● **Written problem**
Print the material below exactly as it stands, please, from its first line to the line holding "width - margin.right]);", with no pictures.
***** Dataset excerpt
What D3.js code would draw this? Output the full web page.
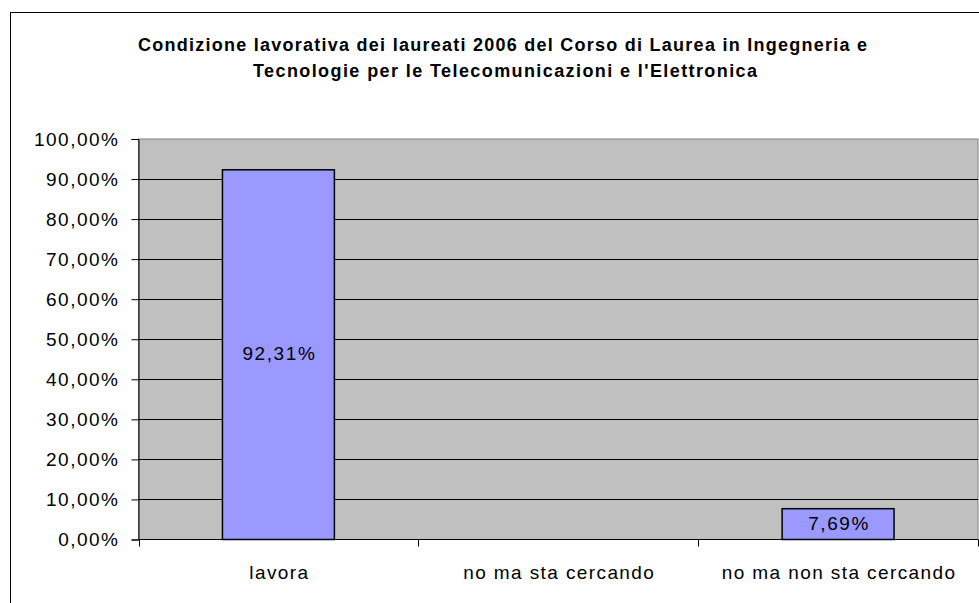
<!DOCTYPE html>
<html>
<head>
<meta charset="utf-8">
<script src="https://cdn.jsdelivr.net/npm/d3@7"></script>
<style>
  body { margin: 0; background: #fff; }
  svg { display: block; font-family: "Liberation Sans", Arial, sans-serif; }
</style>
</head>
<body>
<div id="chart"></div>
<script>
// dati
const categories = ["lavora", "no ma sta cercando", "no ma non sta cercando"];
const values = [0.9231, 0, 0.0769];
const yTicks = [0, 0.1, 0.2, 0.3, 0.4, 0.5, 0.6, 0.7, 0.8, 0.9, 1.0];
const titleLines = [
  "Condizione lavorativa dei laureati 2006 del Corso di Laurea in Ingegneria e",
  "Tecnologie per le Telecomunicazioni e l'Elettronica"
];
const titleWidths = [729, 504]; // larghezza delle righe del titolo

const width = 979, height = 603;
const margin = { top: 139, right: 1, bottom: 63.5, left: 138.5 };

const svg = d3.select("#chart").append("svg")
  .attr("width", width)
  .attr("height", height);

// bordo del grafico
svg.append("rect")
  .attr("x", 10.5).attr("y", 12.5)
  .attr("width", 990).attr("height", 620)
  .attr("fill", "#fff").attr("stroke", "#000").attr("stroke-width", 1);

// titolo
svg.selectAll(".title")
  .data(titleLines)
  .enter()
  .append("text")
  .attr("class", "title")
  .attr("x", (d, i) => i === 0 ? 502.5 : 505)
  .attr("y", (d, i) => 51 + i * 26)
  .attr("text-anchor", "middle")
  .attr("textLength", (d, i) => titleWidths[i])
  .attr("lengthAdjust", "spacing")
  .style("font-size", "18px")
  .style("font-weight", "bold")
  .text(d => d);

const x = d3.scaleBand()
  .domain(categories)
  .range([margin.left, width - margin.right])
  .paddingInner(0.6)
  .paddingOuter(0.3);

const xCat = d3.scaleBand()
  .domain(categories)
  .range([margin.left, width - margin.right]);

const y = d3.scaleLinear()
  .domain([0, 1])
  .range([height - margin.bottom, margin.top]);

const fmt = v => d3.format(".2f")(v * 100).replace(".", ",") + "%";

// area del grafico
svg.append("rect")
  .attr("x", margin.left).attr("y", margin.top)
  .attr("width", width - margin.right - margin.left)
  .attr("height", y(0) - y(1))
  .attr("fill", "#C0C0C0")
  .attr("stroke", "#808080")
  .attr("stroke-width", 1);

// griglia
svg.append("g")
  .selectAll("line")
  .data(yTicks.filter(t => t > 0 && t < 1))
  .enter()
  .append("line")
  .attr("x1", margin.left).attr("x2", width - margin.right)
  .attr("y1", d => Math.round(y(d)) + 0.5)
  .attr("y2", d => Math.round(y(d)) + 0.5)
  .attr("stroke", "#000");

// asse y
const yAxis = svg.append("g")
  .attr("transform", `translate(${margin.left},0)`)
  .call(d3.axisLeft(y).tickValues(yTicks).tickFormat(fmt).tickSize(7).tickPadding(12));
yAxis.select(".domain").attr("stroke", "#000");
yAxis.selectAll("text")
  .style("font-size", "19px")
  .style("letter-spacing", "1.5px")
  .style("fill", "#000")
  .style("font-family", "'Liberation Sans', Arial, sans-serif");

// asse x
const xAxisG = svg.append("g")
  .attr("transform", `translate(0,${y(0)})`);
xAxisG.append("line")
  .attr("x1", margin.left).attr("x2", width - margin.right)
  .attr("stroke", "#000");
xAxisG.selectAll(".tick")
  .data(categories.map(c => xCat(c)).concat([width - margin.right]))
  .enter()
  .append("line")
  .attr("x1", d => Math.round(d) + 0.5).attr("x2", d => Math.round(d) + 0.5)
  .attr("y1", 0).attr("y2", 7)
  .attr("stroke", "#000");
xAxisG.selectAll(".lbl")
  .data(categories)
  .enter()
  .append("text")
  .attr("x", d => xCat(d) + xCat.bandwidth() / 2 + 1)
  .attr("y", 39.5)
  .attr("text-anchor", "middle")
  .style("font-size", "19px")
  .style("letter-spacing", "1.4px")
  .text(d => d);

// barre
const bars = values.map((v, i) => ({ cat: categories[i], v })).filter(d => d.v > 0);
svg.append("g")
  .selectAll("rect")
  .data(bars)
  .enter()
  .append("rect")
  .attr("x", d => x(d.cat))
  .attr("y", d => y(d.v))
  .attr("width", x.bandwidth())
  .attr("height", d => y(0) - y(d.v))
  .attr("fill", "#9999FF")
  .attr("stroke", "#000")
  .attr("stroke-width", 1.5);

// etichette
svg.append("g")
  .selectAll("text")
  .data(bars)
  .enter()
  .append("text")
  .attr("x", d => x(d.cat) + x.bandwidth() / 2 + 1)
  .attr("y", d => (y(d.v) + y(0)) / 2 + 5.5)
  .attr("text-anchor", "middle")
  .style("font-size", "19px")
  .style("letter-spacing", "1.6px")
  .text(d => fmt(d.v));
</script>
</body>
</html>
**********
● **Task answer**
What D3.js code would draw this? Output the full web page.
<!DOCTYPE html>
<html>
<head>
<meta charset="utf-8">
<script src="https://cdn.jsdelivr.net/npm/d3@7"></script>
<style>
  body { margin: 0; background: #fff; }
  svg { display: block; font-family: "Liberation Sans", Arial, sans-serif; }
</style>
</head>
<body>
<div id="chart"></div>
<script>
// dati
const categories = ["lavora", "no ma sta cercando", "no ma non sta cercando"];
const values = [0.9231, 0, 0.0769];
const yTicks = [0, 0.1, 0.2, 0.3, 0.4, 0.5, 0.6, 0.7, 0.8, 0.9, 1.0];
const titleLines = [
  "Condizione lavorativa dei laureati 2006 del Corso di Laurea in Ingegneria e",
  "Tecnologie per le Telecomunicazioni e l'Elettronica"
];
const titleWidths = [729, 504]; // larghezza delle righe del titolo

const width = 979, height = 603;
const margin = { top: 139, right: 1, bottom: 63.5, left: 138.5 };

const svg = d3.select("#chart").append("svg")
  .attr("width", width)
  .attr("height", height);

// bordo del grafico
svg.append("rect")
  .attr("x", 10.5).attr("y", 12.5)
  .attr("width", 990).attr("height", 620)
  .attr("fill", "#fff").attr("stroke", "#000").attr("stroke-width", 1);

// titolo
svg.selectAll(".title")
  .data(titleLines)
  .enter()
  .append("text")
  .attr("class", "title")
  .attr("x", (d, i) => i === 0 ? 502.5 : 505)
  .attr("y", (d, i) => 51 + i * 26)
  .attr("text-anchor", "middle")
  .attr("textLength", (d, i) => titleWidths[i])
  .attr("lengthAdjust", "spacing")
  .style("font-size", "18px")
  .style("font-weight", "bold")
  .text(d => d);

const x = d3.scaleBand()
  .domain(categories)
  .range([margin.left, width - margin.right])
  .paddingInner(0.6)
  .paddingOuter(0.3);

const xCat = d3.scaleBand()
  .domain(categories)
  .range([margin.left, width - margin.right]);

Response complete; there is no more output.